§ **The problem**
Wherever the string "with" appears in the listing, copy that line.

§ **Data extract**
========================================
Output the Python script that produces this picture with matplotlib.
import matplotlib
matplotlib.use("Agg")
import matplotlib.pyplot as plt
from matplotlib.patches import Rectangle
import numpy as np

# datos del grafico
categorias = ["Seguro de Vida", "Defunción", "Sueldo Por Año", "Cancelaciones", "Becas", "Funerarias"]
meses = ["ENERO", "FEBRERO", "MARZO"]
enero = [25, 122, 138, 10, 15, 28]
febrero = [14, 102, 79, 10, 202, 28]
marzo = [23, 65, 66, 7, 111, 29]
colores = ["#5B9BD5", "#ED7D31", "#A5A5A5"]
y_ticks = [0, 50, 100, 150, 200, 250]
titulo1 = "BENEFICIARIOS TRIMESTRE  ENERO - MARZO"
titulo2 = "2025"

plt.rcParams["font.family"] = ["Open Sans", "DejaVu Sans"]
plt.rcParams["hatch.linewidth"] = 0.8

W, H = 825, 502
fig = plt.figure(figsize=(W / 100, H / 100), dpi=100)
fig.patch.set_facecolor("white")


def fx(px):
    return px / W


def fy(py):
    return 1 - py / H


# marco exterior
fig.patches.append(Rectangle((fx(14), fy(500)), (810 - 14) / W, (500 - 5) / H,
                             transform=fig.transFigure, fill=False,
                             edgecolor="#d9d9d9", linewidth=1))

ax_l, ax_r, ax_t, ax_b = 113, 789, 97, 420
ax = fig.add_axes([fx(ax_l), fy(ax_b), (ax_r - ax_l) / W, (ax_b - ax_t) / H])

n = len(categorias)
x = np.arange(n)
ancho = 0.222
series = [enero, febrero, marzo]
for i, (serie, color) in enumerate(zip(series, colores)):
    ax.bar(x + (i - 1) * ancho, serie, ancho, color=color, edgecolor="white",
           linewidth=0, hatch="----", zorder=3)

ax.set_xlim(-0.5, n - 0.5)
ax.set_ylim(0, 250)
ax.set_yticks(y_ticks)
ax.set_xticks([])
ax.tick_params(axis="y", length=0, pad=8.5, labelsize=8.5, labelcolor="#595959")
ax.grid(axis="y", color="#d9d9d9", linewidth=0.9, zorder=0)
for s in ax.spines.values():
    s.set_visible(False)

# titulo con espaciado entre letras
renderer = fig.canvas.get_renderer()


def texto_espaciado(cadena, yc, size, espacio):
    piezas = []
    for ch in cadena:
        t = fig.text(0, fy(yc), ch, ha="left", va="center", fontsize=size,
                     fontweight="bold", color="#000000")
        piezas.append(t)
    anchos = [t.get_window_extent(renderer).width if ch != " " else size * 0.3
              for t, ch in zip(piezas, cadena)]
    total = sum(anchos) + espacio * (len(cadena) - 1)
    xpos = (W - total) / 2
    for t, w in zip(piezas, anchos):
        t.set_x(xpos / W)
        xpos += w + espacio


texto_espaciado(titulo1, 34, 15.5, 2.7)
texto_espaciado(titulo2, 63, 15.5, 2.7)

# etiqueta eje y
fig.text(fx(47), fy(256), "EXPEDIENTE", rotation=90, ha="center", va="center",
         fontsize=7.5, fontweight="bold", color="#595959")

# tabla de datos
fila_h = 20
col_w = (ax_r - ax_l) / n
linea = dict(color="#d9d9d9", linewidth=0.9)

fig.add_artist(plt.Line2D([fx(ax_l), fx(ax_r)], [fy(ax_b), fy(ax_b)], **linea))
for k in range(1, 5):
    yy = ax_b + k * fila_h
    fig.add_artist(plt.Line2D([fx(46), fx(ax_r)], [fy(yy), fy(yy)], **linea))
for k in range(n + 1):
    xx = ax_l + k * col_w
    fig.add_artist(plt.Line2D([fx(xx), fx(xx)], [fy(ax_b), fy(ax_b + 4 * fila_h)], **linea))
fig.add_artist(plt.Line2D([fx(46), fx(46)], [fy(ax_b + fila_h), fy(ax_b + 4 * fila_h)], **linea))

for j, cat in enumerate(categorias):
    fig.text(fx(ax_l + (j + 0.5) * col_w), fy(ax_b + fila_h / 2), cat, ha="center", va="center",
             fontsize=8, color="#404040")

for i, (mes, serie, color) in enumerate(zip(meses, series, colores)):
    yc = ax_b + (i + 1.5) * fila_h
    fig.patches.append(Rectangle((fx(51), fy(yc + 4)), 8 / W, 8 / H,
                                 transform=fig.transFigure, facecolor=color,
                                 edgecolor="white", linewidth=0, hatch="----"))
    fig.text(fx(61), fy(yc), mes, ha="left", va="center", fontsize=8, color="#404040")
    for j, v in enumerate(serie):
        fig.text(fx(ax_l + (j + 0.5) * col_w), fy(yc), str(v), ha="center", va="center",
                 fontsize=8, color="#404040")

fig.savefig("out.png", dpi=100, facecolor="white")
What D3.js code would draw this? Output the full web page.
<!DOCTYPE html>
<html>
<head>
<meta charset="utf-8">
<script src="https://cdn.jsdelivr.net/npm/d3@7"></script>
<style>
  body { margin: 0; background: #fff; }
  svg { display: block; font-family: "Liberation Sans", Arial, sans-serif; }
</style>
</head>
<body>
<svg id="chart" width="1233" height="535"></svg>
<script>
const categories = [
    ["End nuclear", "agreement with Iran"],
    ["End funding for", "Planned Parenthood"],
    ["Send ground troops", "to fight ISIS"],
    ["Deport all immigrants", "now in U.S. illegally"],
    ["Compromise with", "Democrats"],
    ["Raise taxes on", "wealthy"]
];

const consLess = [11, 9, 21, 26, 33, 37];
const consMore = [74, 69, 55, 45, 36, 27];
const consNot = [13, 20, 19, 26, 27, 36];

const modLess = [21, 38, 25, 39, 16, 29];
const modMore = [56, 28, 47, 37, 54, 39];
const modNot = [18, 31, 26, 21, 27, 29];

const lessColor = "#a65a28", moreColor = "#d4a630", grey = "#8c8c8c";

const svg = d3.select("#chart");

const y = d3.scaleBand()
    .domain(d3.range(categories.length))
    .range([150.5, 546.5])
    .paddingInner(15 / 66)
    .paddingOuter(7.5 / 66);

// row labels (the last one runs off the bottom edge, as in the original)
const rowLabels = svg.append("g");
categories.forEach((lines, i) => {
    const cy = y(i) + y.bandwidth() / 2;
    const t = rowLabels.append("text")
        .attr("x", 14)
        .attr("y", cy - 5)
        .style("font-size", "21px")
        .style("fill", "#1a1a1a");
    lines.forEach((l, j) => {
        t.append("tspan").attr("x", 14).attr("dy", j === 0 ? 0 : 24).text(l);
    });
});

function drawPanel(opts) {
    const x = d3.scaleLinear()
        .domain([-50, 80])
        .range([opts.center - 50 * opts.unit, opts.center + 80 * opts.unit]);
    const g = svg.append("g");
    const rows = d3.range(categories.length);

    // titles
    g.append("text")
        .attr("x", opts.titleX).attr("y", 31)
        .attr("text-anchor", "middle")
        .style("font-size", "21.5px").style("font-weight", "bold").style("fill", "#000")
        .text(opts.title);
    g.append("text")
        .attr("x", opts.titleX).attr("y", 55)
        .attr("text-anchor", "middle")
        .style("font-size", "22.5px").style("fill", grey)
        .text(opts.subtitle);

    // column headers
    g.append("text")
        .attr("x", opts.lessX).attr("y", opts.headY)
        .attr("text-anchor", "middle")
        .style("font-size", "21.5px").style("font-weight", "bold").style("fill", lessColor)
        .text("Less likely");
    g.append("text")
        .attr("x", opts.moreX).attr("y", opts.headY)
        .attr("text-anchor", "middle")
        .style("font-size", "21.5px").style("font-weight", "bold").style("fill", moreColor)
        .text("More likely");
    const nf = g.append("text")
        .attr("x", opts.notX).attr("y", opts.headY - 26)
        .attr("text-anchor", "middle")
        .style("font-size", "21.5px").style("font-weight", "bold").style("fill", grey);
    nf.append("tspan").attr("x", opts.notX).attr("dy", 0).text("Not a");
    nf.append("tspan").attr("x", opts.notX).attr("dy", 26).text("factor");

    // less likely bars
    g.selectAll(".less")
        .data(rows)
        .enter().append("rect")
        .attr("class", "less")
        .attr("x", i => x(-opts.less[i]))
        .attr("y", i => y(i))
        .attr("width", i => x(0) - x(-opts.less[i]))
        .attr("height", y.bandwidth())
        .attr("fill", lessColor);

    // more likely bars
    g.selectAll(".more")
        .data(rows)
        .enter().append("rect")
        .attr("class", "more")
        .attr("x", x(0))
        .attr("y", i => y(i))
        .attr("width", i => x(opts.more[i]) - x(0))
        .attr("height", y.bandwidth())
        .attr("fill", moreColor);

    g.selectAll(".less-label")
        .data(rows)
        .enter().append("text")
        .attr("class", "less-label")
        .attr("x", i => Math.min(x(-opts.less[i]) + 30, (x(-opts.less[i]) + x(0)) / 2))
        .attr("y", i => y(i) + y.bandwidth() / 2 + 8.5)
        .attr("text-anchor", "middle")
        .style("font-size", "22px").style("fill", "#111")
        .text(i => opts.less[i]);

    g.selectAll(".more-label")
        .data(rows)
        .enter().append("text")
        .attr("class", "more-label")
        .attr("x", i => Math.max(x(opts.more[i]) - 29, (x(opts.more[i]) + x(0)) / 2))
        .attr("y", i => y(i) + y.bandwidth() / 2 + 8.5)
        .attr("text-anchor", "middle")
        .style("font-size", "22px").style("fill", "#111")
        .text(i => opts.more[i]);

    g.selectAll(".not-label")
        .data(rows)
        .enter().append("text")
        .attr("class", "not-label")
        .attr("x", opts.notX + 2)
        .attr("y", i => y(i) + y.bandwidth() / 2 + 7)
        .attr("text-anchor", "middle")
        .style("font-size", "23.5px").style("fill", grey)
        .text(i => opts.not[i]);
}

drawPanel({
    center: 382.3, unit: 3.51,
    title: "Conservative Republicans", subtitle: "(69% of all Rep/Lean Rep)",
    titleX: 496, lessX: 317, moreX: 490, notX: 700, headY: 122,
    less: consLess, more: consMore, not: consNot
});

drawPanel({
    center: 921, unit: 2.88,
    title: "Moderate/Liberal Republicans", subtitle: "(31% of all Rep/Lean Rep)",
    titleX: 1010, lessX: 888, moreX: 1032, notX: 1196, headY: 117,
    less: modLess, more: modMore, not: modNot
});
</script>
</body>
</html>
========================================
§ **Output of the exercise**
Output the Python script that produces this picture with matplotlib.
    ["End nuclear", "agreement with Iran"],
    ["Compromise with", "Democrats"],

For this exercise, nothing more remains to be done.